Our audit has highlighted the need for accurate information and planning for the life of the assets in the form of an Asset Management Plan. The long-term success of a franchise agreement will rely upon the local authority having confidence that required service standards are being maintained and that the water and wastewater networks are protected. Without sufficient baseline information, the management, monitoring and renewal of a franchise agreement carries significant risk.

The Papakura agreement stipulates that the franchisee, United Water International Pty Limited, will produce an Asset Management Plan before July 1998. The Council will need to ensure that this plan is suitable for monitoring and management of the agreement and protection of the assets. We will be reviewing this aspect of the agreement in a future audit.

Our Conclusions

The adoption of an agreement of this type by a local authority is a pioneering step in New Zealand, and it would be unreasonable to expect the agreement to be perfect. How well the Papakura agreement will work in practice will not be known for some time. Although the terms of the agreement met the majority of our expectations, we have identified some matters of concern and issues for our follow-up audit.


We would like to thank the Council for its assistance in our carrying out of the audit. We trust that this report will be of benefit both to the Council and to other local authorities that are currently investigating similar options. By assisting with our audit of the Papakura agreement, the Council has provided a valuable insight into the practicalities of setting up such an arrangement.

Readers’ attention is drawn to our earlier publication Contracting for Maintenance Services in Local Government.3


We make the following recommendations under the topic headings shown.

Steps Before Tendering (Chapter 2)

We recommend that, when a local authority is preparing to tender its services, it should:

  • Develop and document clearly what it wants to achieve for the delivery of each of the services before considering how they will be delivered.
  • Carry out sufficient consultation to assure itself that it has identified the needs, issues and any concerns the community might have. This process should be clearly recorded and documented and used in the decision-making process.
  • Develop and publish objectives for the management and operation of the services concerned. The objectives should be designed to include protection of the long-term interests of ratepayers.
  • Invest sufficient time in conducting the tender process to ensure the quality of the ensuing agreement and to protect the long-term interests of ratepayers and users of the service.
  • Complete an Asset Management Plan for the assets involved, or put in place a process to ensure that an Asset Management Plan is produced before tendering for a management and operational agreement. The Asset Management Plan should have regard to the guidelines set out in the New Zealand Infrastructure Asset Management Manual.
  • Demonstrate, for each service, that (so as to meet the requirements of sections 247D and 122C(c) and any other appropriate sections of the Local Government Act) it has considered the advantages and disadvantages of the proposed approach compared to the alternatives and how the preferred approach represents value for money.
  • Consider and document the full range of options for different franchise durations, and the benefits which each alternative will provide.

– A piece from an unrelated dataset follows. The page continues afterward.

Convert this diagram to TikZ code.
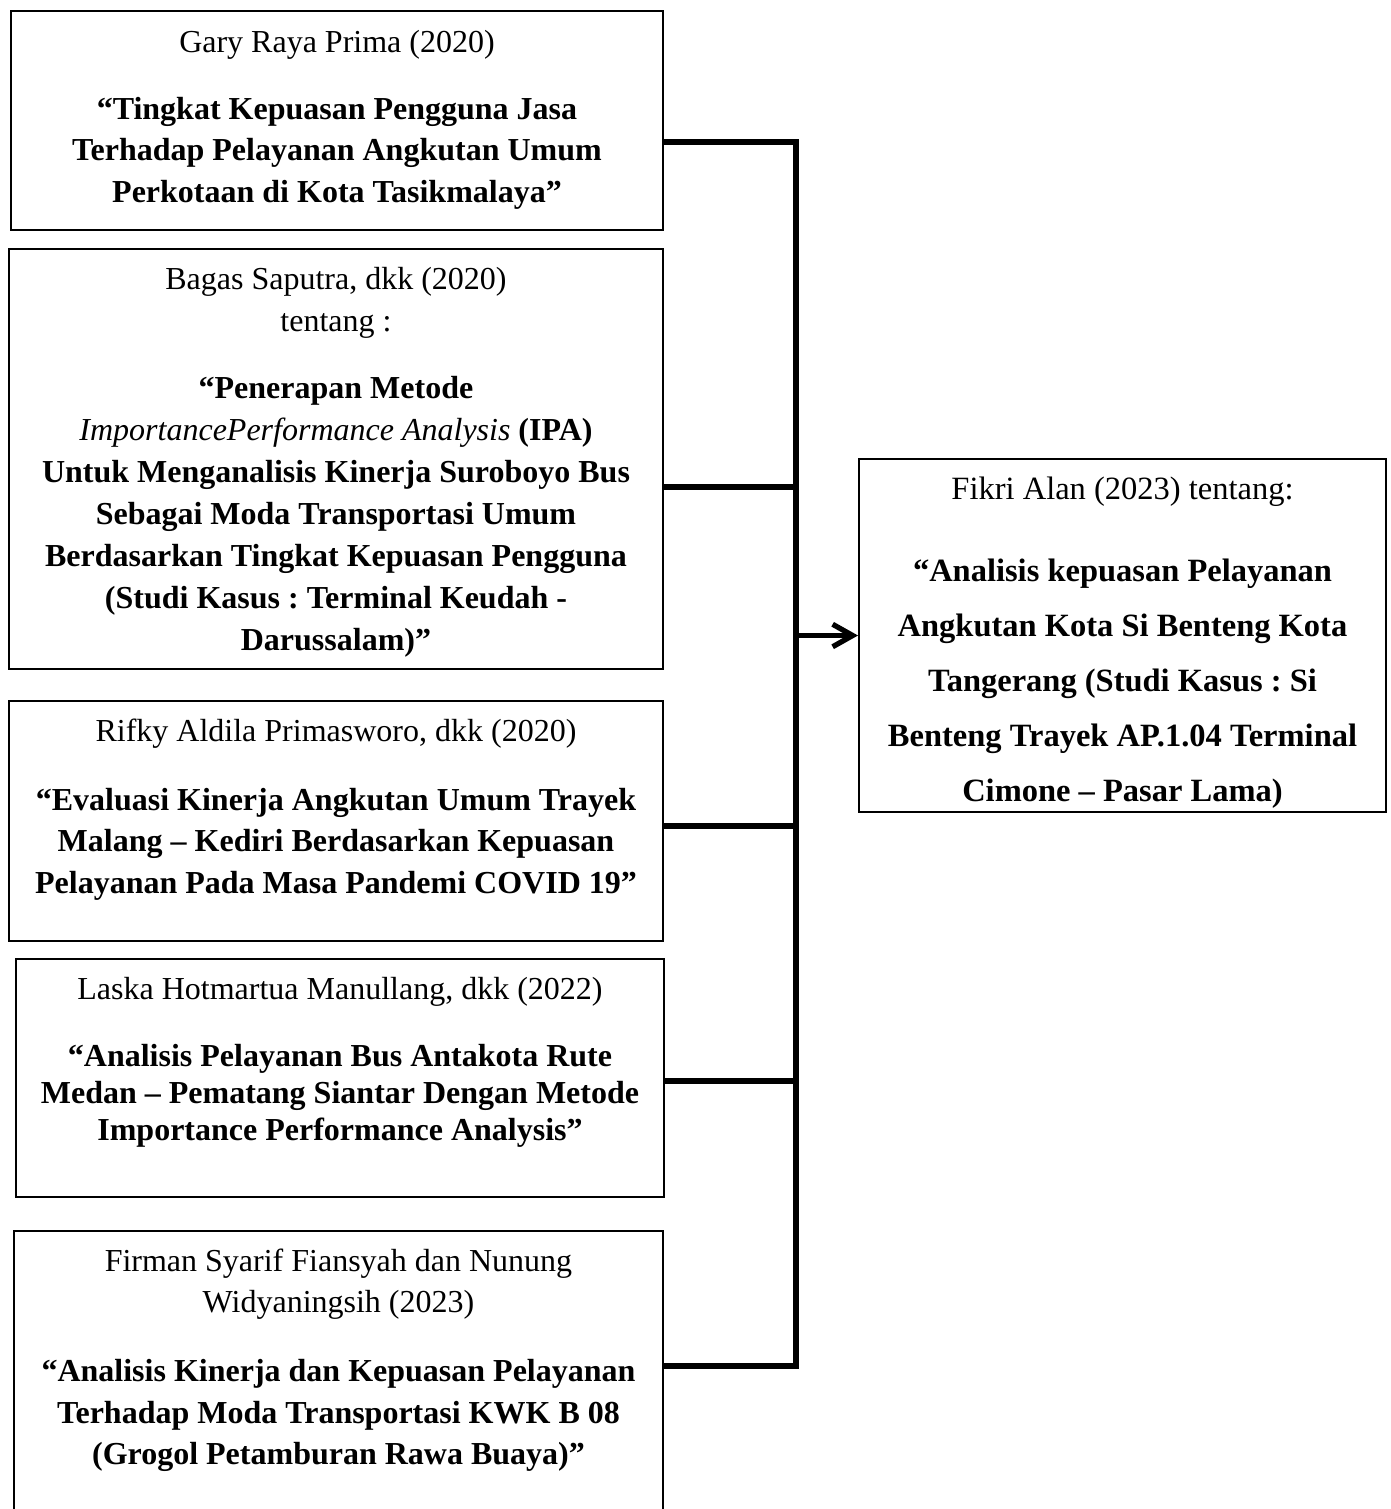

Conducting the Tender (Chapter 3)

We recommend that, when a local authority is conducting a tender for franchising a service, it should:

  • Prepare a marketing plan setting out how it intends to maximise exposure of the tender to potential tenderers.
  • Adopt a range of selection criteria (including both price and non-price attributes) which are designed to ensure that any preferred tenderer will:
    • meet the strategic objectives for service delivery;
    • be committed to providing a quality service; and
    • employ innovative and alternative ways to provide the service.

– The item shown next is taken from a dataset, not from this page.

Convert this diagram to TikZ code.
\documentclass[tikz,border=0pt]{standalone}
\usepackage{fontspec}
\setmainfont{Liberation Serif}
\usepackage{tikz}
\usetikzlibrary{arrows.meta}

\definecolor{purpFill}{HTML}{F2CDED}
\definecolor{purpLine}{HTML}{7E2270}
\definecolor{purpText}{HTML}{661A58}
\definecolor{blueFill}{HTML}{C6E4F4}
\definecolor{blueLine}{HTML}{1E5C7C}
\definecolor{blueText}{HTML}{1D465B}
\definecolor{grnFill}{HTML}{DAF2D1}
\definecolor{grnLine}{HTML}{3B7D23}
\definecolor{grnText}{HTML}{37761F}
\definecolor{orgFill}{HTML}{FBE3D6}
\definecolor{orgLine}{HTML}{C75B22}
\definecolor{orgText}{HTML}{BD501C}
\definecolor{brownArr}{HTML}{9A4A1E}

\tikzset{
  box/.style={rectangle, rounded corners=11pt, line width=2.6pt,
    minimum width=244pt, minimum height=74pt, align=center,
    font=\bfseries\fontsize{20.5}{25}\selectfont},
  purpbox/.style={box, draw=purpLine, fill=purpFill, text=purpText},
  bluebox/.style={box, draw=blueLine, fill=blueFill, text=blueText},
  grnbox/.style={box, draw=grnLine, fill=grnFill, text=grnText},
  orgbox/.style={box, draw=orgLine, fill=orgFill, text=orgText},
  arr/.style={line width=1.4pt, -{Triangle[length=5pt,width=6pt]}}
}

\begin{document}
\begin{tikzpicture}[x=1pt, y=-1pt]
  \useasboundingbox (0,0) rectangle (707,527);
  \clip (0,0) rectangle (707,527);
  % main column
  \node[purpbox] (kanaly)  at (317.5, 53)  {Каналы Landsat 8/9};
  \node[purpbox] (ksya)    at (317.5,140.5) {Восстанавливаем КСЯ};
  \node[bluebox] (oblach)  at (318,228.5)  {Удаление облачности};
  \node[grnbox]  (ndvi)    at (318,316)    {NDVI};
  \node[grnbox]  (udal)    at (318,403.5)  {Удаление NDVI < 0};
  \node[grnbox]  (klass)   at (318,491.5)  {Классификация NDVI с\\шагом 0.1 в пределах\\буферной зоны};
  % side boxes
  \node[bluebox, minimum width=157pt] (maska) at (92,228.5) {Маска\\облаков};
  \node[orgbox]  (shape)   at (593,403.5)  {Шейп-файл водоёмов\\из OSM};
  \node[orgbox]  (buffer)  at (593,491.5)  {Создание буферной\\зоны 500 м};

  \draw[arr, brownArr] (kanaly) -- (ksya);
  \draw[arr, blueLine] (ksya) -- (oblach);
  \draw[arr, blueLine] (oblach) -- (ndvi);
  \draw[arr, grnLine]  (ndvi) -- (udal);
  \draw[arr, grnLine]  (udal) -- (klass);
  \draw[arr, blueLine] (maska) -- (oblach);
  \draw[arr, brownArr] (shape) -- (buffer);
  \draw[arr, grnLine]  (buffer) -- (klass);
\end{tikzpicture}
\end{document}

Drawing Up the Franchise Agreement (Chapter 4)

We recommend that, when a local authority is drawing up a franchise agreement, it should:

  • Ensure that an agreement is designed to meet the objectives for delivery of service.
  • Have regard to the expectations set out in the Appendix on pages 65-69. In particular, it should give consideration to issues of:
    • identifying the long-term interests of the ratepayer and structuring the agreement to protect them;
    • price control; and
    • the authority’s role and responsibilities to monitor customer satisfaction, service quality, asset maintenance, and non-performance by the franchisee.
  • Set clear standards to ensure that the franchisee knows what it is expected to do and to provide an objective basis for managing the agreement to the level of assurance required.
  • Ensure that the agreement requires the franchisee to set up a customer charter which covers a specified range of issues. The charter should have regard to the customer agreement guidelines issued by the Association of Local Government Engineers of New Zealand (ALGENZ).

Managing and Monitoring the Franchise (Chapter 5)

We recommend that, when a local authority is determining how to manage and monitor a franchise, it should:

  • Establish the necessary systems and allocate suitable resources to manage and monitor the franchise from its commencement.
  • Implement a programme of auditing the performance of the franchisee to provide the level of assurance it requires. The programme should incorporate risk-based audits, systematic inspections of work quality, and periodic reviews of the franchisee’s quality control systems. Where possible, the auditing function should be integrated with the monitoring of asset condition, and the results of audits documented to provide a record of contractor performance and a source of data for future retendering.
  • Develop an Asset Management Plan which establishes clear benchmarks of existing asset condition and service levels. This will provide a sound basis to develop clear procedures for:
    • dealing with poor performance or non-performance by the franchisee;
    • assessing the required condition of the assets to before they are returned to the authority’s control at the end of the franchise;
    • dealing with a range of extreme events; and
    • communicating with the franchisee as a basis for ongoing administration of the franchise.

1: The terms “region” and “regional” in this report refer to the combined areas of Auckland City, North Shore City, Manukau City, Waitakere City, Rodney District, and Papakura District.

2: For the purposes of calculating the “Auckland Average Price” the agreement excludes from the region Rodney District and Papakura District.

3: The Audit Office, June 1997: ISBN 0 477 02849 7.